-- What you need to do --
Select lines where the word "chart" appears.

* begin Material *

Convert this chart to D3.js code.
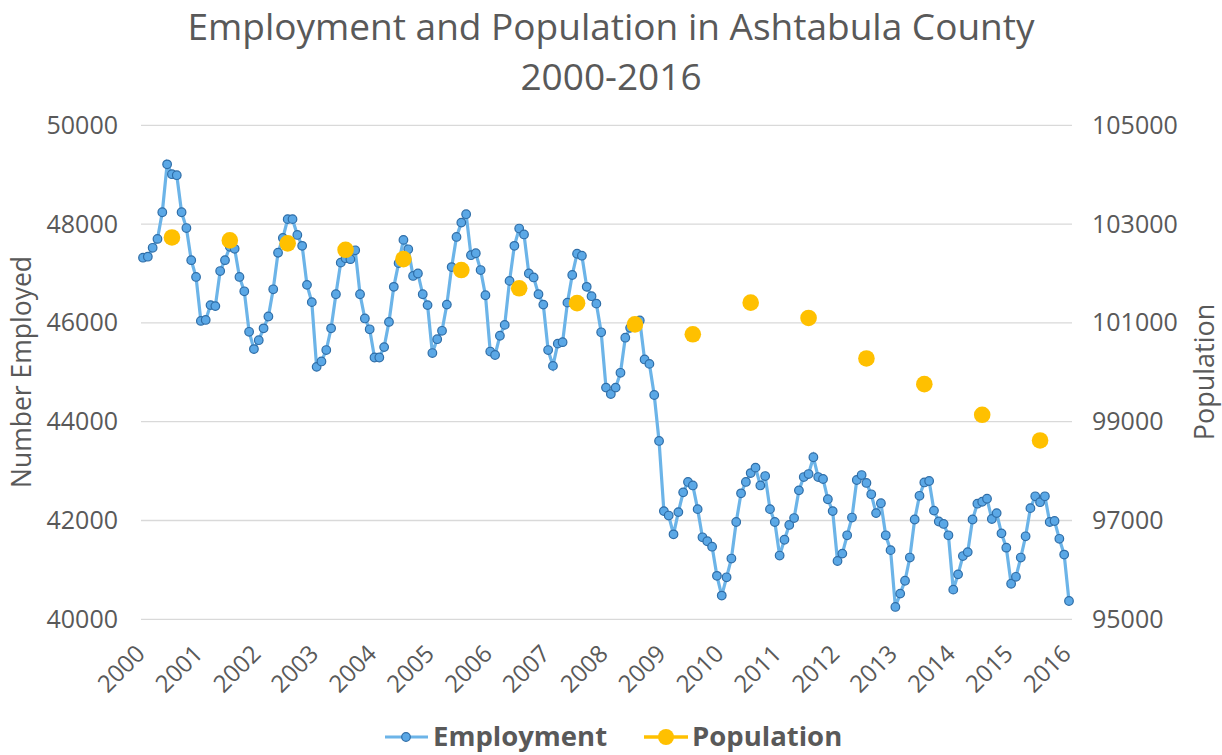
<!DOCTYPE html>
<html>
<head>
<meta charset="utf-8">
<script src="https://cdn.jsdelivr.net/npm/d3@7"></script>
<style>
  body { margin: 0; background: #fff; }
  text { font-family: "Open Sans", "DejaVu Sans", sans-serif; fill: #595959; }
</style>
</head>
<body>
<div id="chart"></div>
<script>
// monthly employment, Jan 2000 .. Jan 2016
var employment = [
  47320, 47340, 47520, 47700, 48240, 49210, 49010, 48990, 48240, 47920, 47270, 46930,
  46040, 46060, 46360, 46340, 47050, 47270, 47540, 47500, 46930, 46640, 45820, 45470,
  45650, 45890, 46130, 46680, 47420, 47720, 48100, 48100, 47780, 47560, 46770, 46420,
  45110, 45220, 45450, 45890, 46580, 47220, 47310, 47290, 47470, 46580, 46090, 45870,
  45300, 45300, 45510, 46020, 46730, 47210, 47680, 47490, 46950, 47000, 46580, 46360,
  45390, 45670, 45840, 46370, 47130, 47740, 48030, 48200, 47370, 47410, 47070, 46560,
  45420, 45350, 45740, 45960, 46850, 47560, 47910, 47790, 47000, 46920, 46580, 46370,
  45450, 45130, 45580, 45610, 46410, 46970, 47400, 47360, 46730, 46540, 46390, 45810,
  44690, 44560, 44690, 44990, 45700, 45900, 45980, 46050, 45260, 45170, 44540, 43610,
  42190, 42100, 41720, 42170, 42570, 42780, 42710, 42230, 41660, 41580, 41470, 40880,
  40480, 40850, 41230, 41970, 42550, 42780, 42960, 43070, 42710, 42900, 42230, 41970,
  41290, 41610, 41910, 42050, 42610, 42880, 42940, 43280, 42880, 42840, 42430, 42190,
  41180, 41330, 41700, 42060, 42820, 42920, 42760, 42530, 42150, 42350, 41700, 41400,
  40250, 40520, 40780, 41250, 42020, 42500, 42770, 42800, 42200, 41980, 41930, 41700,
  40600, 40910, 41280, 41360, 42020, 42340, 42380, 42440, 42030, 42150, 41740, 41450,
  40720, 40860, 41250, 41680, 42250, 42490, 42370, 42490, 41970, 41990, 41630, 41310,
  40370
];

// yearly population, placed at mid-year
var popYears = [2000, 2001, 2002, 2003, 2004, 2005, 2006, 2007, 2008, 2009, 2010, 2011, 2012, 2013, 2014, 2015];
var population = [102730, 102670, 102610, 102480, 102290, 102070, 101700, 101400,
                  100970, 100770, 101410, 101100, 100280, 99760, 99140, 98620];

var yearLabels = ["2000","2001","2002","2003","2004","2005","2006","2007","2008",
                  "2009","2010","2011","2012","2013","2014","2015","2016"];
var leftTicks = [40000, 42000, 44000, 46000, 48000, 50000];
var rightTicks = [95000, 97000, 99000, 101000, 103000, 105000];

var width = 1222, height = 755;

var svg = d3.select("#chart").append("svg")
    .attr("width", width)
    .attr("height", height);

var x = d3.scaleLinear().domain([0, 192]).range([143, 1069]);
var yL = d3.scaleLinear().domain([40000, 50000]).range([619.3, 125.3]);
var yR = d3.scaleLinear().domain([95000, 105000]).range([619.3, 125.3]);

// gridlines
svg.append("g").selectAll("line")
    .data(leftTicks)
    .enter().append("line")
    .attr("x1", 141).attr("x2", 1072)
    .attr("y1", d => yL(d)).attr("y2", d => yL(d))
    .attr("stroke", "#d9d9d9").attr("stroke-width", 1.3);

// left axis
var leftAxis = svg.append("g")
    .attr("transform", "translate(141,0)")
    .call(d3.axisLeft(yL).tickValues(leftTicks).tickSize(0).tickPadding(23).tickFormat(d3.format("d")));
leftAxis.select(".domain").remove();
leftAxis.selectAll("text").style("font-size", "25px").attr("fill", "#595959");

// right axis
var rightAxis = svg.append("g")
    .attr("transform", "translate(1072,0)")
    .call(d3.axisRight(yR).tickValues(rightTicks).tickSize(0).tickPadding(20).tickFormat(d3.format("d")));
rightAxis.select(".domain").remove();
rightAxis.selectAll("text").style("font-size", "25px").attr("fill", "#595959");

// bottom axis, one tick a year
var bottomAxis = svg.append("g")
    .attr("transform", "translate(0,619.3)")
    .call(d3.axisBottom(x).tickValues(d3.range(0, 193, 12)).tickSize(0)
        .tickFormat((d, i) => yearLabels[i]));
bottomAxis.select(".domain").remove();
bottomAxis.selectAll("text")
    .style("font-size", "24px")
    .attr("fill", "#595959")
    .attr("text-anchor", "end")
    .attr("dy", "0.35em")
    .attr("transform", "translate(-3,30) rotate(-45)")
    .attr("y", 0).attr("x", 0);

// axis titles
svg.append("text")
    .attr("transform", "translate(31,372) rotate(-90)")
    .attr("text-anchor", "middle")
    .style("font-size", "26.5px")
    .text("Number Employed");
svg.append("text")
    .attr("transform", "translate(1214,372) rotate(-90)")
    .attr("text-anchor", "middle")
    .style("font-size", "27px")
    .text("Population");

// title
svg.append("text")
    .attr("x", 611).attr("y", 40)
    .attr("text-anchor", "middle")
    .style("font-size", "37px")
    .text("Employment and Population in Ashtabula County");
svg.append("text")
    .attr("x", 611).attr("y", 90)
    .attr("text-anchor", "middle")
    .style("font-size", "37px")
    .text("2000-2016");

// employment line
var line = d3.line()
    .x((d, i) => x(i))
    .y(d => yL(d));

svg.append("path")
    .datum(employment)
    .attr("fill", "none")
    .attr("stroke", "#6cb4e8")
    .attr("stroke-width", 3.2)
    .attr("d", line);

svg.append("g").selectAll("circle")
    .data(employment)
    .enter().append("circle")
    .attr("cx", (d, i) => x(i))
    .attr("cy", d => yL(d))
    .attr("r", 4.3)
    .attr("fill", "#5ba8e6")
    .attr("stroke", "#2f6ea8")
    .attr("stroke-width", 1.2);

// population markers
svg.append("g").selectAll("circle")
    .data(population)
    .enter().append("circle")
    .attr("cx", (d, i) => x((popYears[i] - 2000) * 12 + 6))
    .attr("cy", d => yR(d))
    .attr("r", 8.3)
    .attr("fill", "#ffc000");

// legend
var legend = svg.append("g");
legend.append("line").attr("x1", 385).attr("x2", 428).attr("y1", 737).attr("y2", 737)
    .attr("stroke", "#6cb4e8").attr("stroke-width", 3.2);
legend.append("circle").attr("cx", 406).attr("cy", 737).attr("r", 4.3)
    .attr("fill", "#5ba8e6").attr("stroke", "#2f6ea8").attr("stroke-width", 1.2);
legend.append("text").attr("x", 433).attr("y", 746)
    .style("font-size", "27.5px").style("font-weight", "bold").text("Employment");
legend.append("line").attr("x1", 644).attr("x2", 688).attr("y1", 737).attr("y2", 737)
    .attr("stroke", "#ffc000").attr("stroke-width", 3.5);
legend.append("circle").attr("cx", 666).attr("cy", 737).attr("r", 8)
    .attr("fill", "#ffc000");
legend.append("text").attr("x", 692).attr("y", 746)
    .style("font-size", "27.5px").style("font-weight", "bold").text("Population");
</script>
</body>
</html>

* end Material *

-- Complete response --
Convert this chart to D3.js code.
<div id="chart"></div>
var svg = d3.select("#chart").append("svg")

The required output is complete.